Well, since everyone here thinks I'm full of crap, I decided to take a picture of my old insurance policy. Here's the first, and second picture. Note that the highlighted value is the annual cost (so the monthly payment was $489.67).

And for the record, I have a nearly perfect driving record (other than a couple speeding tickets when I was 16).

Comment Re:depends (Score 1) 1137

Technically, you only have a mix of the rights of a motorist and a pedestrian.
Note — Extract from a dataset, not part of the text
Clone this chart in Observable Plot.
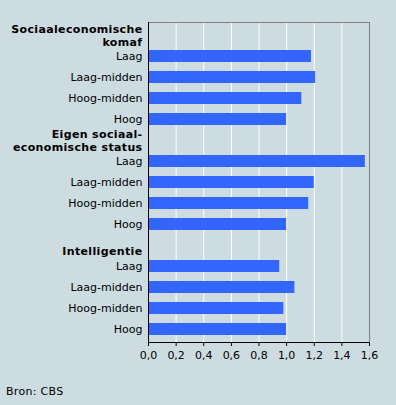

Examples:

Sure, I'll bite.

Bicyclists are required to stay as close to the curb as possible.

Maybe this is the case where you live, but where I live (and in most other places) cyclists are viewed the same way as any other automobile on the road in the eyes of the law.

Pedestrians get priority over bicyclists on the sidewalk. Riding and crossing intersections too fast is an "unsafe operation" of a bicycle and possibly make you liable in a collision with a vehicle.

Actually, cycling on the sidewalk is illegal (where I live, and in most places as well). However, it's very easy to dismount a bicycle.

Comment Re:depends (Score 0) 1137

Bloody hell, where do you live that insurance is $450 per MONTH? Or perhaps you owned some crazy car, considering $650/mo payments... I used to pay about $100/mo for two cars...

As I mentioned in another comment, those dollars are CAD, and the cost of ownership for automobiles is a lot more here in Canada. Everything is more expensive, plus there is a 20% additional cost from the currency exchange. Even when the CAD was worth more than the USD, everything up here cost 10-40% more. Especially automobiles.

Comment Re:depends (Score 1) 1137

I'm guessing you don't live in the US. Either that, or you used to own a Ferrari.

I live in Canada, and it was nothing fancy. I'm young which makes insurance expensive, that and I live in one of the most excessively urban sprawled cities in the world (Calgary), where a 20km trip (one way) is considered short.

Comment Re:depends (Score 3, Insightful) 1137

I can't image how that $20k figure is anywhere close to normal

Perhaps not normal, but here's the math:

  • At around $100/tank of fuel, and a little less than 1 tank of fuel per week it comes to around $7k/year
  • My loan payments were $650/month
  • Insurance payments were another $450/month

Add everything up, and it comes to $20200/year.

Perhaps most people just don't realize how much they're wasting on automobiles?

PS: A transit pass (where I live) is $84/month, costing about $1008/year.

Comment Re:depends (Score 5, Interesting) 1137

I've gone car free in the last year or so, and it's saved me a pile of money. Around $7k/year for fuel, plus insurance and car payments add up to more than $20k/year. I use my bicycle most of the time, but when I need to go longer distances I can combine biking and public transit (though I almost never actually do this). I love the freedom of being on a bicycle, as you have all the rights and privileges of both motorists and pedestrians. Travelling through heavy traffic is much faster by bicycle. And then there are the positive health effects.